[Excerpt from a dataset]
--- begin ---
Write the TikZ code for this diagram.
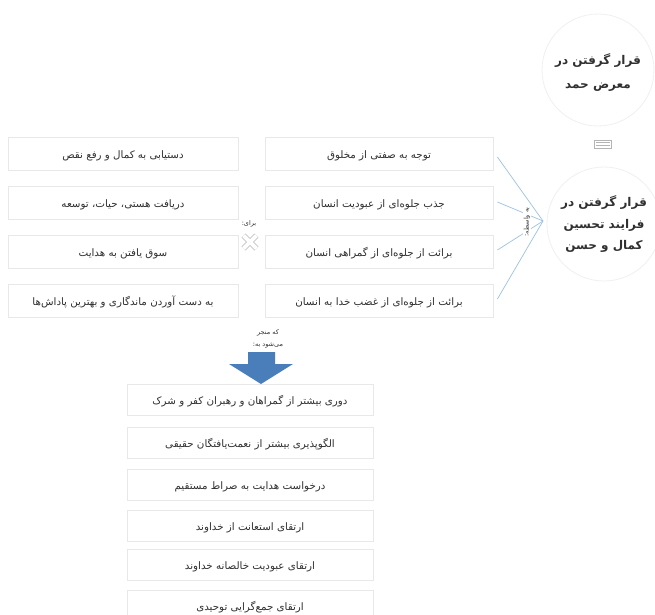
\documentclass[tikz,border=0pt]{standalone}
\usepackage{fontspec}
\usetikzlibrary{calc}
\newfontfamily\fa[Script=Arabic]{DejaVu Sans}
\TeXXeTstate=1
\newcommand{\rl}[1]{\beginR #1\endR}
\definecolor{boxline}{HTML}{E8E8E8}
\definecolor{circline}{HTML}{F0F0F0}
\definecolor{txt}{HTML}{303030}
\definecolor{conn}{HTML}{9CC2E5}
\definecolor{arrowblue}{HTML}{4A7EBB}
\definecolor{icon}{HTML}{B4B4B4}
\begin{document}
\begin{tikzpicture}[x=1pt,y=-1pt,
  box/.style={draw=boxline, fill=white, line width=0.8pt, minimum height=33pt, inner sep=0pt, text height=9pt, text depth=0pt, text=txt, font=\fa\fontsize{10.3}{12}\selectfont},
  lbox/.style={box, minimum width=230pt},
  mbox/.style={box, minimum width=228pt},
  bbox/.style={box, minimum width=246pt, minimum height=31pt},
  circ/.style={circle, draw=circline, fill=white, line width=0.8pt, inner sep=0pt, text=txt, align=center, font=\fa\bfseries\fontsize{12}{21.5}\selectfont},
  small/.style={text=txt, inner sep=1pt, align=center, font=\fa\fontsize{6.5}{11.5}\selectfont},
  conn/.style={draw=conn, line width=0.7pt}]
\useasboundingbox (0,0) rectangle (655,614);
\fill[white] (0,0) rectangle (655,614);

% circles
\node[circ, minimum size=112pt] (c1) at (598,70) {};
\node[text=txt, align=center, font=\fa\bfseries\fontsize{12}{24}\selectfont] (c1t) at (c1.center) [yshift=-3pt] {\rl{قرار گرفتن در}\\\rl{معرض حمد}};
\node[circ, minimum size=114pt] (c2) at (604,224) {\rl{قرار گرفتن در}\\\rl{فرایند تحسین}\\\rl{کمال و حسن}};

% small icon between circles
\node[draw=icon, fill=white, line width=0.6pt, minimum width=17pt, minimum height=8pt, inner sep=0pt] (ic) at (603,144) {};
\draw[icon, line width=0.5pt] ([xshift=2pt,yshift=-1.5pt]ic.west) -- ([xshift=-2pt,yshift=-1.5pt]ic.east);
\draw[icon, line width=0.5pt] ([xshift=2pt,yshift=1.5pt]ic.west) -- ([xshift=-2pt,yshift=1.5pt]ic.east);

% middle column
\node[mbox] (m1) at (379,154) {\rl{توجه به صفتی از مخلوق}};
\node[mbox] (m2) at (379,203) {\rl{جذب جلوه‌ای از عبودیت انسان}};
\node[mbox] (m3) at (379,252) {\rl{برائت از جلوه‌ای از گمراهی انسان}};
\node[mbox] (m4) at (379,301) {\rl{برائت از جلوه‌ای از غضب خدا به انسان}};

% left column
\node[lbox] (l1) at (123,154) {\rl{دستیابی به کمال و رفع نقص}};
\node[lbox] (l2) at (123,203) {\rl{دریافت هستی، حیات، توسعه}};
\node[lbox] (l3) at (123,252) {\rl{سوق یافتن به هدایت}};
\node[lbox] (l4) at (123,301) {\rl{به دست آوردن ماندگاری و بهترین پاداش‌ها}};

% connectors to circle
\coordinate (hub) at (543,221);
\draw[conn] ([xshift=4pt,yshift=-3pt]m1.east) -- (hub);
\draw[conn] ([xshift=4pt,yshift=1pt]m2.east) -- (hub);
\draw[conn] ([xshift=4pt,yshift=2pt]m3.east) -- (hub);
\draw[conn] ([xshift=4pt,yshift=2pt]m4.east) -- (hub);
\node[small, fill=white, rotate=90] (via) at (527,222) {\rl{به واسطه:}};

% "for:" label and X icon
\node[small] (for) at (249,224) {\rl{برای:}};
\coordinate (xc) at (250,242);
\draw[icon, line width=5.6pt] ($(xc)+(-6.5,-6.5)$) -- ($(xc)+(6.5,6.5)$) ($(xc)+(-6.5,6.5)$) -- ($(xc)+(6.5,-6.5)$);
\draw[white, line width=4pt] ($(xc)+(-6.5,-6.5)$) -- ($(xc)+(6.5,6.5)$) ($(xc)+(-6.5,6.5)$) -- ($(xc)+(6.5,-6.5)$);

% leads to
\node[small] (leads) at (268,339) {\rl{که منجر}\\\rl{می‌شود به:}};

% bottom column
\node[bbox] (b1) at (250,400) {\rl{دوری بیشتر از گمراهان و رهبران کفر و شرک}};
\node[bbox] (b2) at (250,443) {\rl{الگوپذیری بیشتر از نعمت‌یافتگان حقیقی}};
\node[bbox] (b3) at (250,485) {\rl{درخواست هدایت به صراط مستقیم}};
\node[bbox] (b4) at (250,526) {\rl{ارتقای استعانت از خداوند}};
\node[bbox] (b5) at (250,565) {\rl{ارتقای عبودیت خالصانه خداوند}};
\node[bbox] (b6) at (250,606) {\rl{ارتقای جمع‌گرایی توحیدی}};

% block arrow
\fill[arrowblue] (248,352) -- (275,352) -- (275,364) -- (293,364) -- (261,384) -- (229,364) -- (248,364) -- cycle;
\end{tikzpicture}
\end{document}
--- end ---
--- begin ---
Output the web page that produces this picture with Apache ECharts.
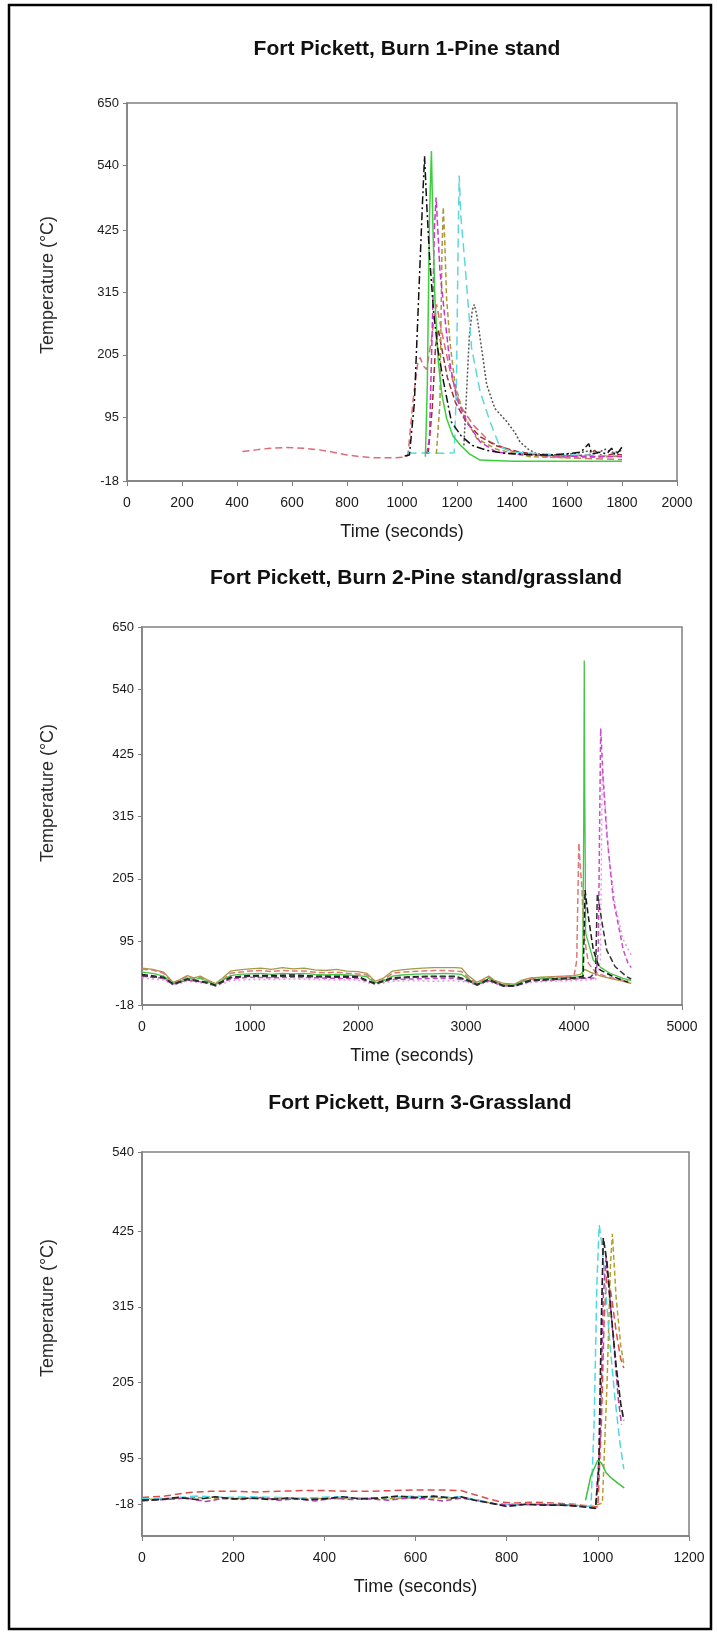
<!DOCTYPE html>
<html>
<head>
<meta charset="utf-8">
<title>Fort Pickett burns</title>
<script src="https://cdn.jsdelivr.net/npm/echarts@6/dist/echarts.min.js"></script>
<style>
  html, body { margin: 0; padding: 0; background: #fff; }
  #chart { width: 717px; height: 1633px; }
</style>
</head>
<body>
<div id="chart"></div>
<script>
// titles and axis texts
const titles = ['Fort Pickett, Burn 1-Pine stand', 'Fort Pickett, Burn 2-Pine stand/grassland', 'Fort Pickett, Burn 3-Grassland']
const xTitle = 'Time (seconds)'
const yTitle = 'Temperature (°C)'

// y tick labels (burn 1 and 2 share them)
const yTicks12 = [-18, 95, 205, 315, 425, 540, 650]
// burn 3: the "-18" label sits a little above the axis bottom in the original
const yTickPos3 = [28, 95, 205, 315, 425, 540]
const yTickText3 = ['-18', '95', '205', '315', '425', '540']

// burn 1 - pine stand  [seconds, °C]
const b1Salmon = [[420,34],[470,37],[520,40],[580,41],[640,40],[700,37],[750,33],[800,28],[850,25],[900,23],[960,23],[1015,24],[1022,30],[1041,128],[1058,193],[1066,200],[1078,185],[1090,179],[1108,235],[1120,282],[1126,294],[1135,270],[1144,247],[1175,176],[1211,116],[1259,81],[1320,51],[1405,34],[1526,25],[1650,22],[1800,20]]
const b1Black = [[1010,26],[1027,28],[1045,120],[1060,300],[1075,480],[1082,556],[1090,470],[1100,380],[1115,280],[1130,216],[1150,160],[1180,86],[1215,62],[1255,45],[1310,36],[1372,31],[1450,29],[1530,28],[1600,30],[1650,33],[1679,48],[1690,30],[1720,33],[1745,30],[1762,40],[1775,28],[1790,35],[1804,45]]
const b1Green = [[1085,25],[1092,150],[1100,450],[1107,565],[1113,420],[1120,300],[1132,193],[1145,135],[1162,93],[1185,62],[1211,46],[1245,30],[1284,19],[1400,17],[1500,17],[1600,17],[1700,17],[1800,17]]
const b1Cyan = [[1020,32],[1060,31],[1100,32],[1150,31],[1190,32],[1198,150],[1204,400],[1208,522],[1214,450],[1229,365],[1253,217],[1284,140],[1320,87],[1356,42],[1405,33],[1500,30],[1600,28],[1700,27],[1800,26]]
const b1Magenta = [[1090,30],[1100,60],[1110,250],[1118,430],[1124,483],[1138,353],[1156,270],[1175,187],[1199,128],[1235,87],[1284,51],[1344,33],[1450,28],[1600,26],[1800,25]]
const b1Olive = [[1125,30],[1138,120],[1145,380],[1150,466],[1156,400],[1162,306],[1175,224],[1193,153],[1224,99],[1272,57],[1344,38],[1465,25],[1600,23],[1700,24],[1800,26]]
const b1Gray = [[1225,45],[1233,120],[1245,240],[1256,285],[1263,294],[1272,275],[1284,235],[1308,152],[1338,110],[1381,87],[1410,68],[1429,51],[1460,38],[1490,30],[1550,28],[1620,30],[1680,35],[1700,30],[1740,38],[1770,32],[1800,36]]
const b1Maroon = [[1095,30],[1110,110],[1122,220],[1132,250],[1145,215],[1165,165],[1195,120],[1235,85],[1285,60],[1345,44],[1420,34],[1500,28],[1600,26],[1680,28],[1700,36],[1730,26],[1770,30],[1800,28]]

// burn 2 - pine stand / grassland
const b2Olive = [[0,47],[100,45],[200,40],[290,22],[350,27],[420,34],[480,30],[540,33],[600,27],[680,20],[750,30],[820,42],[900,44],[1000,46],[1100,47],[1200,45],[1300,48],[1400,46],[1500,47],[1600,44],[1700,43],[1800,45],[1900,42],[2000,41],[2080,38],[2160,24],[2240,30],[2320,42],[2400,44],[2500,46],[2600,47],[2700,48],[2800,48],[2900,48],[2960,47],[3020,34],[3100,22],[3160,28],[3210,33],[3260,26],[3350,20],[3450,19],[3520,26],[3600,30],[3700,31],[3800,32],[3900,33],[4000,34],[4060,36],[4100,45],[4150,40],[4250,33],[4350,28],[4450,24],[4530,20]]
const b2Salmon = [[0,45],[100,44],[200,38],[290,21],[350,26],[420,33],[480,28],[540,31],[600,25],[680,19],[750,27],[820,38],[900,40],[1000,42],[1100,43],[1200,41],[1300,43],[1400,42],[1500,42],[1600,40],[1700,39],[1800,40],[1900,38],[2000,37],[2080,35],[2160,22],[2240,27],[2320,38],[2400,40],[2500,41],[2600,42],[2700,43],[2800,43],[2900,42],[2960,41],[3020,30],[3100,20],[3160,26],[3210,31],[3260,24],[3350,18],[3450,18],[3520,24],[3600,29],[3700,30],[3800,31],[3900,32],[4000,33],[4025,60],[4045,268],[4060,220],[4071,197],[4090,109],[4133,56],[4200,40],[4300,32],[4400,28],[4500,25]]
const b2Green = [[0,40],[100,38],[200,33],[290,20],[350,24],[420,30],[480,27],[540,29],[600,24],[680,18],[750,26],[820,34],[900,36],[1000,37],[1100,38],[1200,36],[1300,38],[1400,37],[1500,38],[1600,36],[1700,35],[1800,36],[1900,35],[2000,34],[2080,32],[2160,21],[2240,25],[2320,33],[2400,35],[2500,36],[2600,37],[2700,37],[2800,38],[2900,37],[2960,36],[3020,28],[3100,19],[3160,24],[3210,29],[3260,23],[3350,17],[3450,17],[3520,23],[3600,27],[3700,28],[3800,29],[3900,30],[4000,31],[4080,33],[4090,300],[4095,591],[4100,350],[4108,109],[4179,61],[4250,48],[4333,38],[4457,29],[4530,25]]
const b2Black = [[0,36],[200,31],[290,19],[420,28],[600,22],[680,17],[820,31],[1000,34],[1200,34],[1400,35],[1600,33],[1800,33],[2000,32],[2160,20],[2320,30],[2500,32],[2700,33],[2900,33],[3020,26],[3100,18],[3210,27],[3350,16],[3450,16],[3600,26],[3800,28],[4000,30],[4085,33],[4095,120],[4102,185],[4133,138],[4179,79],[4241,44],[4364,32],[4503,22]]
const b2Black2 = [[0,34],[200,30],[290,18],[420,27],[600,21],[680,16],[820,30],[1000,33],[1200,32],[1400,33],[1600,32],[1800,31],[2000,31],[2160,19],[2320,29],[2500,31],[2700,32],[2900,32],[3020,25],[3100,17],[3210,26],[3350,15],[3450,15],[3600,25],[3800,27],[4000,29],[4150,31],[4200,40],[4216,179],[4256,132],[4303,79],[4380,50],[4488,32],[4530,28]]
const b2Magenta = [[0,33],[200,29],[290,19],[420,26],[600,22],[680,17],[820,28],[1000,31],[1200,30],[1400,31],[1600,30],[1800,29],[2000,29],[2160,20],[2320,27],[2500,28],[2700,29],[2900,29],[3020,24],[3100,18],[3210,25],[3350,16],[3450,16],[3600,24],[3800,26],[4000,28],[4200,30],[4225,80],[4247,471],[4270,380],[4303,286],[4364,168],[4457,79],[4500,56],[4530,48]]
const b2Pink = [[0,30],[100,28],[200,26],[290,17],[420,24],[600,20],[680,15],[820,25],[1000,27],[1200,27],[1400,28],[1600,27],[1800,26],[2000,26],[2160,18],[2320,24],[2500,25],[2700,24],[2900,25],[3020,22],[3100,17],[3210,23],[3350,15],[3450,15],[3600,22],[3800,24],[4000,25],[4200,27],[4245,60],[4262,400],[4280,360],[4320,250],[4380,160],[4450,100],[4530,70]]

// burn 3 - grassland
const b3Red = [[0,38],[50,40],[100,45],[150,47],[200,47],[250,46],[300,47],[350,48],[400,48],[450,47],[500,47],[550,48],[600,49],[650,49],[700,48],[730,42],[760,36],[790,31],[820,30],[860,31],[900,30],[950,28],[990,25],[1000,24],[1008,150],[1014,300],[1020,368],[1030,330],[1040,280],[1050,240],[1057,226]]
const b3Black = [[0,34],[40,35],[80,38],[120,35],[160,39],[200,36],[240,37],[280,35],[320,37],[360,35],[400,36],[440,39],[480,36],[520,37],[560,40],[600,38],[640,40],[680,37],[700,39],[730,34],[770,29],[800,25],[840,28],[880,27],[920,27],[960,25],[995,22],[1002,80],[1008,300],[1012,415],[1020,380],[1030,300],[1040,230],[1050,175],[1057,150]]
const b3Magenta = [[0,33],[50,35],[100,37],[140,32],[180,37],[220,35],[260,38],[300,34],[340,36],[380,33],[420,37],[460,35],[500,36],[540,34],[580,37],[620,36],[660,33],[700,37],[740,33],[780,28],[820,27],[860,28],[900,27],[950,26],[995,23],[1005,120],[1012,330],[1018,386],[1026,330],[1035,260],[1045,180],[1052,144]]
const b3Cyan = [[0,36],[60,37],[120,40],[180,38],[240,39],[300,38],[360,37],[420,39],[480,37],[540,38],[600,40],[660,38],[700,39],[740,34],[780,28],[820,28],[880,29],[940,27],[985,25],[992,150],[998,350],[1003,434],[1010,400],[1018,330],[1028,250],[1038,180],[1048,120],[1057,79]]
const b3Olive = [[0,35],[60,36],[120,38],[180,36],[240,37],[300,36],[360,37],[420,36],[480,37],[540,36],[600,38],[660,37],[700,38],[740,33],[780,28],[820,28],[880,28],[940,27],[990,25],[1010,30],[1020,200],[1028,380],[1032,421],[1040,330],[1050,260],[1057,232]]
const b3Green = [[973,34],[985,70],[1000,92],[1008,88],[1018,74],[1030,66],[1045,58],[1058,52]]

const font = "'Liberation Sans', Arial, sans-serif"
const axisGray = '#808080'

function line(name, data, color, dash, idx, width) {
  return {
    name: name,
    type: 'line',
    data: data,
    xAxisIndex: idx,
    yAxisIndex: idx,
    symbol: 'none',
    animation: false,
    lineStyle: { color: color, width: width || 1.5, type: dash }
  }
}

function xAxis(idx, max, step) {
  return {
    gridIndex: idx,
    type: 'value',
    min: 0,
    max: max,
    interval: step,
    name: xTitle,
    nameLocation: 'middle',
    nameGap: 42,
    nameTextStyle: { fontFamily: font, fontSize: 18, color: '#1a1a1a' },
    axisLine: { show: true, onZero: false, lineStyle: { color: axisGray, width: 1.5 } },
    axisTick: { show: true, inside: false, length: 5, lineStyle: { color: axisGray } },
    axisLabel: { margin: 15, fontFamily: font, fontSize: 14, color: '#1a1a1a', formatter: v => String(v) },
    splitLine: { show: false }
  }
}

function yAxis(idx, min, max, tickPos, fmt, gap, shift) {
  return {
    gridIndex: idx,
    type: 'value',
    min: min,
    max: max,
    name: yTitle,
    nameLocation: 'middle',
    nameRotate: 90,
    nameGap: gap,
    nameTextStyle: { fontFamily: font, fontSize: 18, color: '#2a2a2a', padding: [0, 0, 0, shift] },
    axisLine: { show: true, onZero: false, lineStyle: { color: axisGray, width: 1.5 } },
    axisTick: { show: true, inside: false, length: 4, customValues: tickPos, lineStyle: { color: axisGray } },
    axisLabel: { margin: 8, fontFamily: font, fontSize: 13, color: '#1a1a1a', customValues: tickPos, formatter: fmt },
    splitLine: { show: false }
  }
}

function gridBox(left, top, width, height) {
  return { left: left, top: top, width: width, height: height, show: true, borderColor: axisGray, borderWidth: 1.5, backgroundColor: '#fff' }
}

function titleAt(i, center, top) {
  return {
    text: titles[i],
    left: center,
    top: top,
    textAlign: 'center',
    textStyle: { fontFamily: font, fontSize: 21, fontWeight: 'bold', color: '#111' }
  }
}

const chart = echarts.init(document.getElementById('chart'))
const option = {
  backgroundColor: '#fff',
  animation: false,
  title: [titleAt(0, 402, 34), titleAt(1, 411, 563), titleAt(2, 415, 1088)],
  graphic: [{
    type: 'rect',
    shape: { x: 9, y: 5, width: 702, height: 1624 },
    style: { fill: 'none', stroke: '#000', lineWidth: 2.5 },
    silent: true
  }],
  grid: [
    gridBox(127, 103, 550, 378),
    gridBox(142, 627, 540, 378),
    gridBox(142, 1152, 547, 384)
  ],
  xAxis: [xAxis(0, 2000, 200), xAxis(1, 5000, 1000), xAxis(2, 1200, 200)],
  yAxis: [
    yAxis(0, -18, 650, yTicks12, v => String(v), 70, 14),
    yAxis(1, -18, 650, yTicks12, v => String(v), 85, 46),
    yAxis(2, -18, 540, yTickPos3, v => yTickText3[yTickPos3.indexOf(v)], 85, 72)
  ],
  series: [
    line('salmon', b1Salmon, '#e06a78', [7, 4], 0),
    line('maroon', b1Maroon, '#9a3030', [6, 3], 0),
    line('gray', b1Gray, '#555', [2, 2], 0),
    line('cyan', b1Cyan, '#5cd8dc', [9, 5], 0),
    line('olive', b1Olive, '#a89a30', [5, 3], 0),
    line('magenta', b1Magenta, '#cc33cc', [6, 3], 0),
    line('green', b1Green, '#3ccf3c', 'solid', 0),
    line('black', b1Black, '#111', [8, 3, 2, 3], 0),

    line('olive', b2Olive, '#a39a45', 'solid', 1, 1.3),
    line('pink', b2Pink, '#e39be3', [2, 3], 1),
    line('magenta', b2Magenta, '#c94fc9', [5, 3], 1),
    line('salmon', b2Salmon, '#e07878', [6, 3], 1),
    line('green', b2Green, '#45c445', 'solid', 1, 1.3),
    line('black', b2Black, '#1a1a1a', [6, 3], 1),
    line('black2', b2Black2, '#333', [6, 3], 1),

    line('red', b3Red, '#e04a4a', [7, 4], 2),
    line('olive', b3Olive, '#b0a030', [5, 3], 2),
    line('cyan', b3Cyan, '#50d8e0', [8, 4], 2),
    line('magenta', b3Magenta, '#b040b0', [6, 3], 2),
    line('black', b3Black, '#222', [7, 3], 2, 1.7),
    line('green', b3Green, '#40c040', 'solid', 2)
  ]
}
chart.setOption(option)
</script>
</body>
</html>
--- end ---
» Given exercise: Gather up the lines containing the word "this" from these records and copy them.

» Result of the task:
Write the TikZ code for this diagram.
Output the web page that produces this picture with Apache ECharts.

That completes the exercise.